Our Research

We conduct end-to-end studies on advanced RF and communications systems development in many different engineering fields including remote sensing, signal processing, full-scale system design, and more.

RF Design and Communication

Electrical/computer, mechanical, data processing, signal/waveform generation and transformation, all of these engineering fields must be utilized together in order to realize the complex process that is RF system design. These systems can have a wide variety of applications such as: high-speed telecommunications, atmospheric event monitoring and advanced driver assistance systems (ADAS), to name a few. Our laboratory conducts research and has developed RF systems (both individual systems as well as networks of systems) for all of these applications and more, giving its members the opportunity to work with all aspects of RF system design, from the initial conceptualization and researching to the hardware/software implementation and any where in between. Because of this, our lab empowers its lab members with practical, hands-on experience in applied electromagnetics, signal processing and RF engineering.

Radar Remote Sensing

Radars are incredible for their ability to transmit signals over long distances and gather detailed, characteristic information about their target. Through the transmitter, a radar emits an electromagnetic wave that scatters when it propagates through some physical media (i.e., a building or a mountain, a passing car, air, hydrometeors like rain, snow, and hail, and even swarms of insects). Some of the scattered electromagnetic wave is reflected back to the radar where it is collected by the receiver and stored as data after processing. This data gives us insightful knowledge that helps us better understand the world around us. Our lab primarily focuses on researching and understanding the atmospheric processes that cause the formation of weather events so that we can help aid natural resource management and emergency preparedness efforts. This work enables us to make more accurate and timely weather forecasts, helping to make our communities safer. We also conduct research on other applications of radars such as detecting cars and other collision threats for advanced driver assistance systems (ADAS). This cutting edge technology has been growing rapidly by the automobile industry in recent years. Our students have the opportunity to work at the forefront of technological developments such as these and discover for themselves the true power and potential of radar technology.

Data from Hurricane Dorian

Satellite Communication and Remote Sensing

Satellites have enabled the communication and remote sensing fields to advance even further due to a satellite’s ability to continually orbit around Earth, allowing RF systems to be carried beyond the atmosphere. The vacuum of space is an ideal medium for electromagnetic wave propagation as it allows the waves to travel further with no loss of energy, increasing the range of communications technologies as well as the quality of data obtained from remote sensing. This also allows for a different perspective of weather events to be observed, enhancing our understanding of atmospheric events as a whole. Our laboratory has partnered with NASA on operations such as the Tropical Rainfall Measuring Mission (TRMM) and the Global Precipitation Measurement (GPM) mission where we have given our lab members the opportunity to develop radars that serve as ground validation radars for the satellite observations alongside processing algorithms for comparing the two while working with prominent NASA engineers.

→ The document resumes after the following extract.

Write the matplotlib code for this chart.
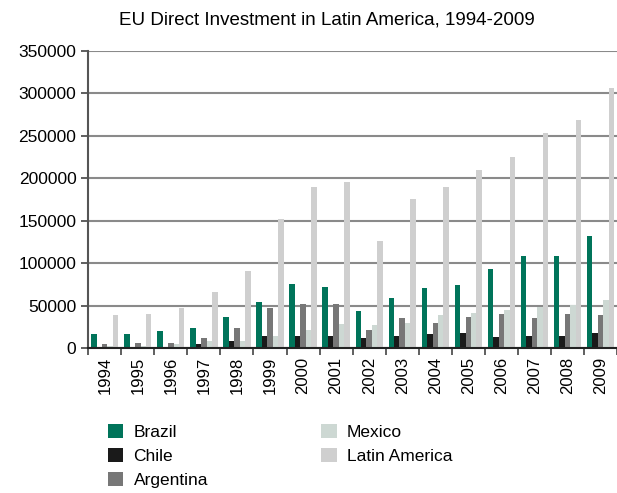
import matplotlib.pyplot as plt
import numpy as np

plt.rcParams['font.family'] = ['Liberation Sans', 'DejaVu Sans']

years = [str(y) for y in range(1994, 2010)]
brazil = [16900, 16900, 20400, 23900, 36800, 54500, 75700, 72100,
          43900, 59200, 71000, 74500, 93300, 108600, 108600, 132000]
chile = [1500, 1200, 1200, 5100, 8600, 14500, 14500, 14500,
         12200, 14500, 16900, 18000, 13300, 14500, 14500, 18000]
argentina = [5100, 6300, 6300, 12200, 23900, 47400, 52100, 52100,
             21600, 35700, 29800, 36800, 40400, 35700, 40400, 39200]
mexico = [2700, 2700, 5100, 8600, 8600, 14500, 21600, 28600,
          27400, 29800, 39200, 41600, 45100, 48600, 51000, 56800]
latin_america = [39200, 40400, 47400, 66200, 91000, 152000, 190000, 195000,
                 126000, 175000, 190000, 210000, 225000, 253000, 268000, 306000]

series = [("Brazil", brazil, "#00745a"),
          ("Chile", chile, "#1a1a1a"),
          ("Argentina", argentina, "#777777"),
          ("Mexico", mexico, "#cdd8d3"),
          ("Latin America", latin_america, "#cfcfcf")]

fig = plt.figure(figsize=(6.17, 4.93), dpi=100)
ax = fig.add_axes([0.143, 0.294, 0.857, 0.603])

x = np.arange(len(years))
w = 0.165
for i, (name, vals, col) in enumerate(series):
    ax.bar(x + (i - 2) * w, vals, w, color=col, label=name, zorder=2)

ax.set_xlim(-0.5, len(years) - 0.5)
ax.set_ylim(0, 350000)
ax.set_yticks(np.arange(0, 350001, 50000))
ax.yaxis.grid(True, color="#8a8a8a", linewidth=1.5, zorder=0)
ax.set_axisbelow(True)

ax.set_xticks(x)
ax.set_xticklabels(years, rotation=90, fontsize=12)
ax.set_xticks(np.arange(-0.5, len(years), 1), minor=True)
ax.tick_params(axis='x', which='major', length=0, pad=6)
ax.tick_params(axis='x', which='minor', length=5, width=1.2, color="#444444")
ax.tick_params(axis='y', length=5, width=1.2, color="#444444", labelsize=12.5)

for s in ["top", "right"]:
    ax.spines[s].set_visible(False)
ax.spines["left"].set_color("#555555")
ax.spines["left"].set_linewidth(1.5)
ax.spines["bottom"].set_color("#222222")
ax.spines["bottom"].set_linewidth(1.5)

fig.text(0.529, 0.960, "EU Direct Investment in Latin America, 1994-2009",
         ha="center", va="center", fontsize=13.5)

fig.legend(loc="upper left", bbox_to_anchor=(0.163, 0.155), ncol=2,
           frameon=False, fontsize=12.5, handlelength=0.9, handleheight=0.9,
           handletextpad=0.6, columnspacing=6.5, labelspacing=0.45,
           borderaxespad=0)

fig.savefig("out.png", dpi=100)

Embedded Computing and Signal Processing

RF systems are typically complex, intricate combinations of electro-mechanical devices due to their wide variety of applications as well as all of the components working together that are needed to perform the desired task. In order to achieve this, high-functioning embedded computing systems are designed that integrate the hardware and software of the RF system. This sometimes includes the signal processing algorithms used to transform the raw RF data into a form that is more physically meaningful such as radar products for weather radar that give insight into the intensity, velocity, and composition of a storm. The RF, 5G, and Radar Laboratories has extensive experience in developing large-scale, real-time embedded computing systems alongside sophisticated signal processing algorithms and we encourage our students to explore any and all aspects of this field to help them develop their skills as engineers.

Atmospheric Physics

The atmosphere can be viewed as a complex media of gases, particulates and hydrometeors that, when influenced by factors such as pressure changes, temperature differences and wind velocity, create all of the natural weather phenomena affecting the world everyday. These events can be as gentle as rain showers or as devastating as natural disasters. By researching and understanding the processes/atmospheric interactions that cause these events to occur (i.e., how they form, grow, intensify, move, etc.), we aim to help make our community safer. Our weather radars and radar networks have already proven their capabilities and importance by helping traffic, safety and emergency response authorities have fast and accurate data in order to issue early warnings to their citizens and help save lives.